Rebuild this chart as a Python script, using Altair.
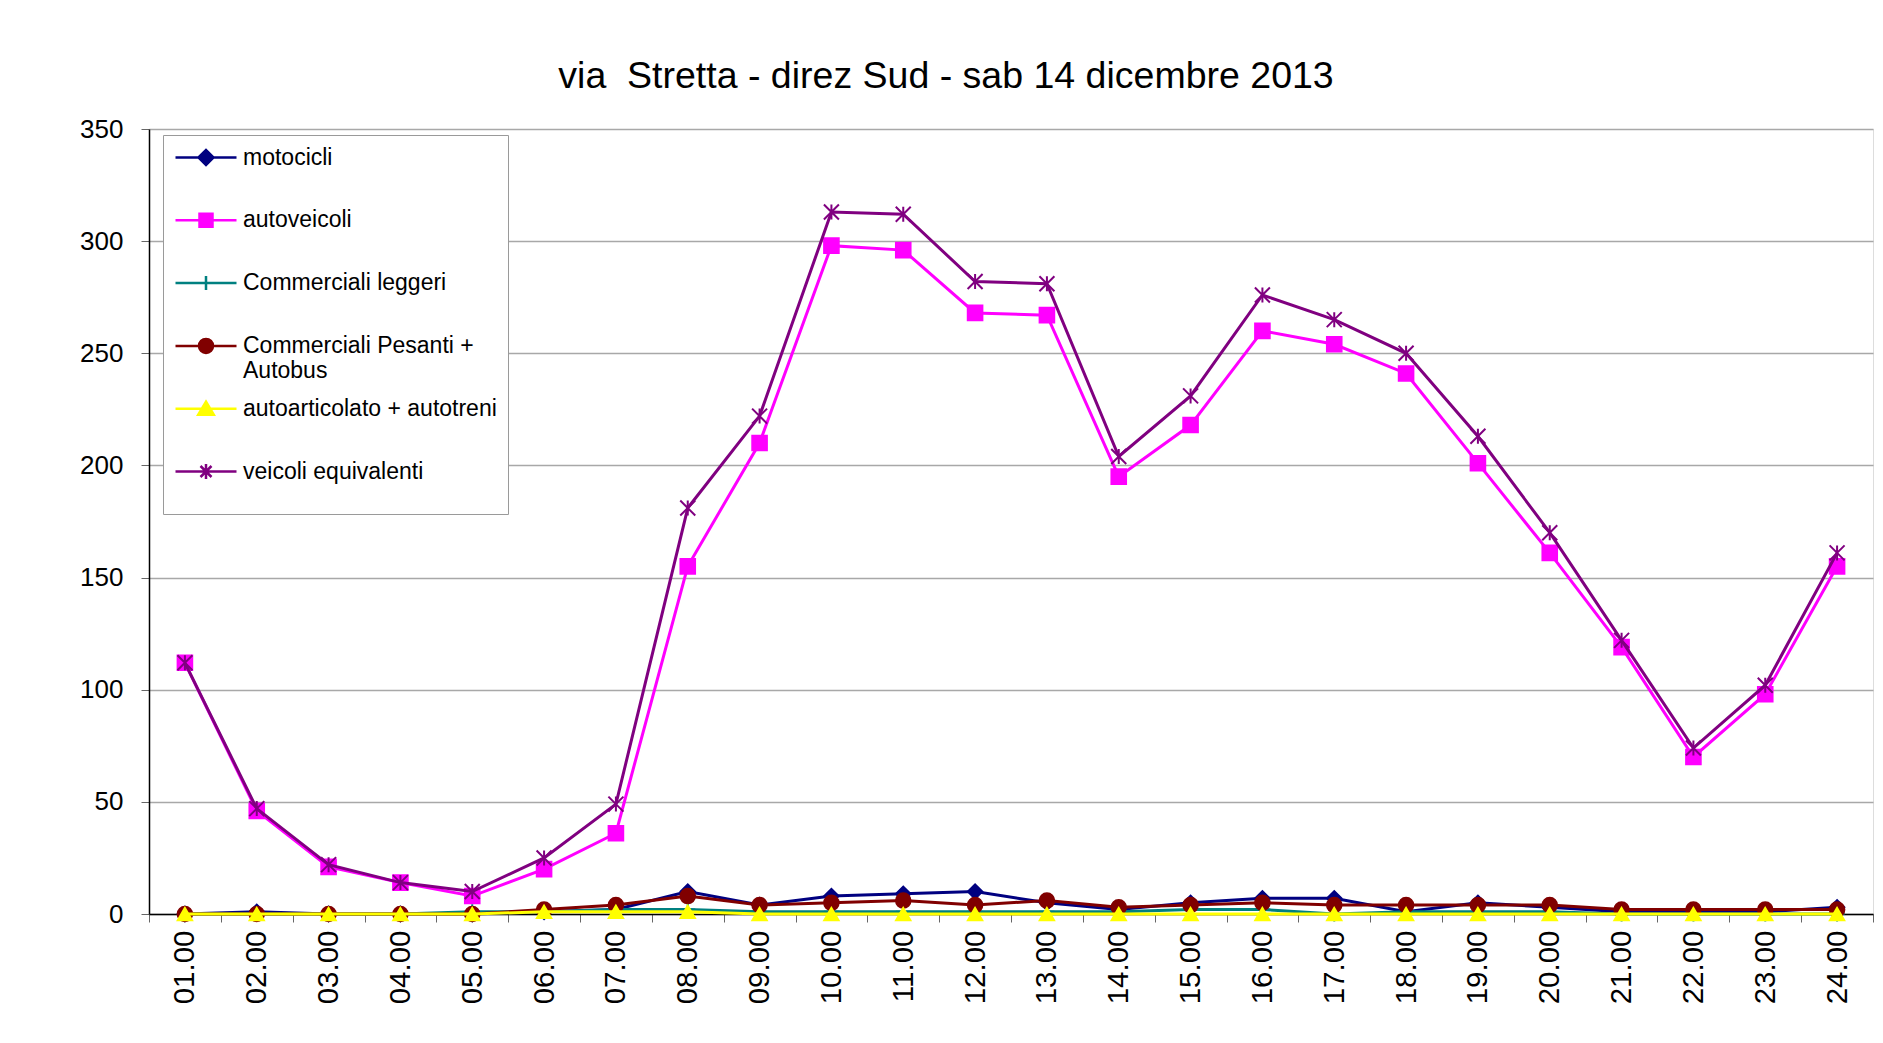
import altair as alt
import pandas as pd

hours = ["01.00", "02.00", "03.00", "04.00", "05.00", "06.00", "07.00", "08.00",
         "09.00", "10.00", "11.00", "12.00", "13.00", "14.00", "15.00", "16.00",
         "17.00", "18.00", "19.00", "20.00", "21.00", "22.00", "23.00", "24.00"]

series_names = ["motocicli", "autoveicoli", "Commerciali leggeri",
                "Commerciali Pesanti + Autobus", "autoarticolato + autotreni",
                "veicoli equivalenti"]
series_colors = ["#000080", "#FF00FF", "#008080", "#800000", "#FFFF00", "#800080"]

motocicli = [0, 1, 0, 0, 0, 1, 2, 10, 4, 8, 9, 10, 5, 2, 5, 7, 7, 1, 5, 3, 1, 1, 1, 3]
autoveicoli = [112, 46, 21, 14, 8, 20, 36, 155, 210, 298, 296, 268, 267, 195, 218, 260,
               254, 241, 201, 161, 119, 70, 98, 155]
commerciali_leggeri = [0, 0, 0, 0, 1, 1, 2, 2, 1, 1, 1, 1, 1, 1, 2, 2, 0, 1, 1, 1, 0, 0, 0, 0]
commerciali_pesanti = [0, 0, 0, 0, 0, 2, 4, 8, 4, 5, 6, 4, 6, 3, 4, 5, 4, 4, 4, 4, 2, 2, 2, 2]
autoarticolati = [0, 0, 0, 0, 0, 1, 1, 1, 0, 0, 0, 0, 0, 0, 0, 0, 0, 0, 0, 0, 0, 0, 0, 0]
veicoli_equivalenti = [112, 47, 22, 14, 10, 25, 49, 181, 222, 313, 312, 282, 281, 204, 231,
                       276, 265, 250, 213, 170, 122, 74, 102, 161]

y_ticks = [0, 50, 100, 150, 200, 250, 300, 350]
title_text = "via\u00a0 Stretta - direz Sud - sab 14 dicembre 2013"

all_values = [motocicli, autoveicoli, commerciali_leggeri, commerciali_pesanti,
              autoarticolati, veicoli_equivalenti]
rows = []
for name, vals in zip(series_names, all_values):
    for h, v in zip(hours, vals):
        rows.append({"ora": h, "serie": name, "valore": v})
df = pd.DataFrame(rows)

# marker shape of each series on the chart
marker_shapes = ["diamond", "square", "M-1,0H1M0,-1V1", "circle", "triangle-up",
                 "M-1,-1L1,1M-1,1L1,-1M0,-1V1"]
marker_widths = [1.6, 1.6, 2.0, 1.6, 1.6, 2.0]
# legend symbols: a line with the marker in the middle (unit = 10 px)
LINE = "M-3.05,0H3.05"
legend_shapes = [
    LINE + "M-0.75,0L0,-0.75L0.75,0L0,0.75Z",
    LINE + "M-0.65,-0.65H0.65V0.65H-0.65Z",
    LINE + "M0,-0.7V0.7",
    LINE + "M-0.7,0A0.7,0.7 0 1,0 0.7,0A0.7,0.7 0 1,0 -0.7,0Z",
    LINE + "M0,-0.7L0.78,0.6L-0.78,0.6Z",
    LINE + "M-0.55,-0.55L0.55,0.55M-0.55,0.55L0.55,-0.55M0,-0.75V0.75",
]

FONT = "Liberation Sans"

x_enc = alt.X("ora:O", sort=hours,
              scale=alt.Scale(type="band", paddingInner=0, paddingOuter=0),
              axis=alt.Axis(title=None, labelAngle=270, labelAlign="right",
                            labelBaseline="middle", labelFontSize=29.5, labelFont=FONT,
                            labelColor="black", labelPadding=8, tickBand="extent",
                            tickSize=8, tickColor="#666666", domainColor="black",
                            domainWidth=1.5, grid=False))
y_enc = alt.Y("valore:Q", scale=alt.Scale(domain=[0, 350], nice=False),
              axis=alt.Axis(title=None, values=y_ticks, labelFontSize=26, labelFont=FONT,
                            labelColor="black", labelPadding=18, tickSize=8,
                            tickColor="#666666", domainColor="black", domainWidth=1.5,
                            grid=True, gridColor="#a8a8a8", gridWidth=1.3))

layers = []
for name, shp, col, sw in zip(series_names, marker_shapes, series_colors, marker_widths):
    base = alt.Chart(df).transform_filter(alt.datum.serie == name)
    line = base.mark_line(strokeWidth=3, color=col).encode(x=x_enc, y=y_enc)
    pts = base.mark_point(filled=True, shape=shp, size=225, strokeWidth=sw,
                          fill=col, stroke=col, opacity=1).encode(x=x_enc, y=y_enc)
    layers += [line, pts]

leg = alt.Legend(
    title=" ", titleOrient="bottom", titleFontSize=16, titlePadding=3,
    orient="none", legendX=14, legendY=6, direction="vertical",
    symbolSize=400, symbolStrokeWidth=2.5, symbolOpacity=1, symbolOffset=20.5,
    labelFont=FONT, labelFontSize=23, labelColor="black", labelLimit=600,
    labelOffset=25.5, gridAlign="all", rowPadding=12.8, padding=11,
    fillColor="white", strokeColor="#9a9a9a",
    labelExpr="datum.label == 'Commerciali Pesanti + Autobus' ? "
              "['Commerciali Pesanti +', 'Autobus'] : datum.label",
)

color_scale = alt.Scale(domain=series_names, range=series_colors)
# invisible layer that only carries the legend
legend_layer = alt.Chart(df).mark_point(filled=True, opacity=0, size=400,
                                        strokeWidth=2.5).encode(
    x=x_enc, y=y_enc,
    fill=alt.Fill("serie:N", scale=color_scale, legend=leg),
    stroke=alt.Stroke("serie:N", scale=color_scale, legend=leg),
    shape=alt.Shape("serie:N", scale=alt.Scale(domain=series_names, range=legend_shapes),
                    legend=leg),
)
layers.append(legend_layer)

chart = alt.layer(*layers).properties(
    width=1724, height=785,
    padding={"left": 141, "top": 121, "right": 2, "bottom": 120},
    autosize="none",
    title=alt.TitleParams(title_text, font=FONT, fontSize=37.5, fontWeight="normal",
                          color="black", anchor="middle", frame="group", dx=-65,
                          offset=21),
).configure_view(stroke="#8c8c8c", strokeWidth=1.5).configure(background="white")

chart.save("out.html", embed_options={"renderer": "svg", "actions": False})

--------------------------------------------------

• To be done: Go through the material above and print all of it exactly, except the pictures.

• Solution for this exercise:
Rebuild this chart as a Python script, using Altair.
import altair as alt
import pandas as pd

hours = ["01.00", "02.00", "03.00", "04.00", "05.00", "06.00", "07.00", "08.00",
         "09.00", "10.00", "11.00", "12.00", "13.00", "14.00", "15.00", "16.00",
         "17.00", "18.00", "19.00", "20.00", "21.00", "22.00", "23.00", "24.00"]

series_names = ["motocicli", "autoveicoli", "Commerciali leggeri",
                "Commerciali Pesanti + Autobus", "autoarticolato + autotreni",
                "veicoli equivalenti"]
series_colors = ["#000080", "#FF00FF", "#008080", "#800000", "#FFFF00", "#800080"]

motocicli = [0, 1, 0, 0, 0, 1, 2, 10, 4, 8, 9, 10, 5, 2, 5, 7, 7, 1, 5, 3, 1, 1, 1, 3]
autoveicoli = [112, 46, 21, 14, 8, 20, 36, 155, 210, 298, 296, 268, 267, 195, 218, 260,
               254, 241, 201, 161, 119, 70, 98, 155]
commerciali_leggeri = [0, 0, 0, 0, 1, 1, 2, 2, 1, 1, 1, 1, 1, 1, 2, 2, 0, 1, 1, 1, 0, 0, 0, 0]
commerciali_pesanti = [0, 0, 0, 0, 0, 2, 4, 8, 4, 5, 6, 4, 6, 3, 4, 5, 4, 4, 4, 4, 2, 2, 2, 2]
autoarticolati = [0, 0, 0, 0, 0, 1, 1, 1, 0, 0, 0, 0, 0, 0, 0, 0, 0, 0, 0, 0, 0, 0, 0, 0]
veicoli_equivalenti = [112, 47, 22, 14, 10, 25, 49, 181, 222, 313, 312, 282, 281, 204, 231,
                       276, 265, 250, 213, 170, 122, 74, 102, 161]

y_ticks = [0, 50, 100, 150, 200, 250, 300, 350]
title_text = "via\u00a0 Stretta - direz Sud - sab 14 dicembre 2013"

all_values = [motocicli, autoveicoli, commerciali_leggeri, commerciali_pesanti,
              autoarticolati, veicoli_equivalenti]
rows = []
for name, vals in zip(series_names, all_values):
    for h, v in zip(hours, vals):
        rows.append({"ora": h, "serie": name, "valore": v})
df = pd.DataFrame(rows)

# marker shape of each series on the chart
marker_shapes = ["diamond", "square", "M-1,0H1M0,-1V1", "circle", "triangle-up",
                 "M-1,-1L1,1M-1,1L1,-1M0,-1V1"]
marker_widths = [1.6, 1.6, 2.0, 1.6, 1.6, 2.0]
# legend symbols: a line with the marker in the middle (unit = 10 px)
LINE = "M-3.05,0H3.05"
legend_shapes = [
    LINE + "M-0.75,0L0,-0.75L0.75,0L0,0.75Z",
    LINE + "M-0.65,-0.65H0.65V0.65H-0.65Z",
    LINE + "M0,-0.7V0.7",
    LINE + "M-0.7,0A0.7,0.7 0 1,0 0.7,0A0.7,0.7 0 1,0 -0.7,0Z",
    LINE + "M0,-0.7L0.78,0.6L-0.78,0.6Z",
    LINE + "M-0.55,-0.55L0.55,0.55M-0.55,0.55L0.55,-0.55M0,-0.75V0.75",
]

FONT = "Liberation Sans"

x_enc = alt.X("ora:O", sort=hours,
              scale=alt.Scale(type="band", paddingInner=0, paddingOuter=0),
              axis=alt.Axis(title=None, labelAngle=270, labelAlign="right",
                            labelBaseline="middle", labelFontSize=29.5, labelFont=FONT,
                            labelColor="black", labelPadding=8, tickBand="extent",
                            tickSize=8, tickColor="#666666", domainColor="black",
                            domainWidth=1.5, grid=False))
y_enc = alt.Y("valore:Q", scale=alt.Scale(domain=[0, 350], nice=False),
              axis=alt.Axis(title=None, values=y_ticks, labelFontSize=26, labelFont=FONT,
                            labelColor="black", labelPadding=18, tickSize=8,
                            tickColor="#666666", domainColor="black", domainWidth=1.5,
                            grid=True, gridColor="#a8a8a8", gridWidth=1.3))

layers = []
for name, shp, col, sw in zip(series_names, marker_shapes, series_colors, marker_widths):
    base = alt.Chart(df).transform_filter(alt.datum.serie == name)
    line = base.mark_line(strokeWidth=3, color=col).encode(x=x_enc, y=y_enc)
    pts = base.mark_point(filled=True, shape=shp, size=225, strokeWidth=sw,
                          fill=col, stroke=col, opacity=1).encode(x=x_enc, y=y_enc)
    layers += [line, pts]

leg = alt.Legend(
    title=" ", titleOrient="bottom", titleFontSize=16, titlePadding=3,
    orient="none", legendX=14, legendY=6, direction="vertical",
    symbolSize=400, symbolStrokeWidth=2.5, symbolOpacity=1, symbolOffset=20.5,
    labelFont=FONT, labelFontSize=23, labelColor="black", labelLimit=600,
    labelOffset=25.5, gridAlign="all", rowPadding=12.8, padding=11,
    fillColor="white", strokeColor="#9a9a9a",
    labelExpr="datum.label == 'Commerciali Pesanti + Autobus' ? "
              "['Commerciali Pesanti +', 'Autobus'] : datum.label",
)

color_scale = alt.Scale(domain=series_names, range=series_colors)
# invisible layer that only carries the legend
legend_layer = alt.Chart(df).mark_point(filled=True, opacity=0, size=400,
                                        strokeWidth=2.5).encode(
    x=x_enc, y=y_enc,
    fill=alt.Fill("serie:N", scale=color_scale, legend=leg),
    stroke=alt.Stroke("serie:N", scale=color_scale, legend=leg),
    shape=alt.Shape("serie:N", scale=alt.Scale(domain=series_names, range=legend_shapes),
                    legend=leg),
)
layers.append(legend_layer)

chart = alt.layer(*layers).properties(
    width=1724, height=785,
    padding={"left": 141, "top": 121, "right": 2, "bottom": 120},
    autosize="none",
    title=alt.TitleParams(title_text, font=FONT, fontSize=37.5, fontWeight="normal",
                          color="black", anchor="middle", frame="group", dx=-65,
                          offset=21),
).configure_view(stroke="#8c8c8c", strokeWidth=1.5).configure(background="white")

chart.save("out.html", embed_options={"renderer": "svg", "actions": False})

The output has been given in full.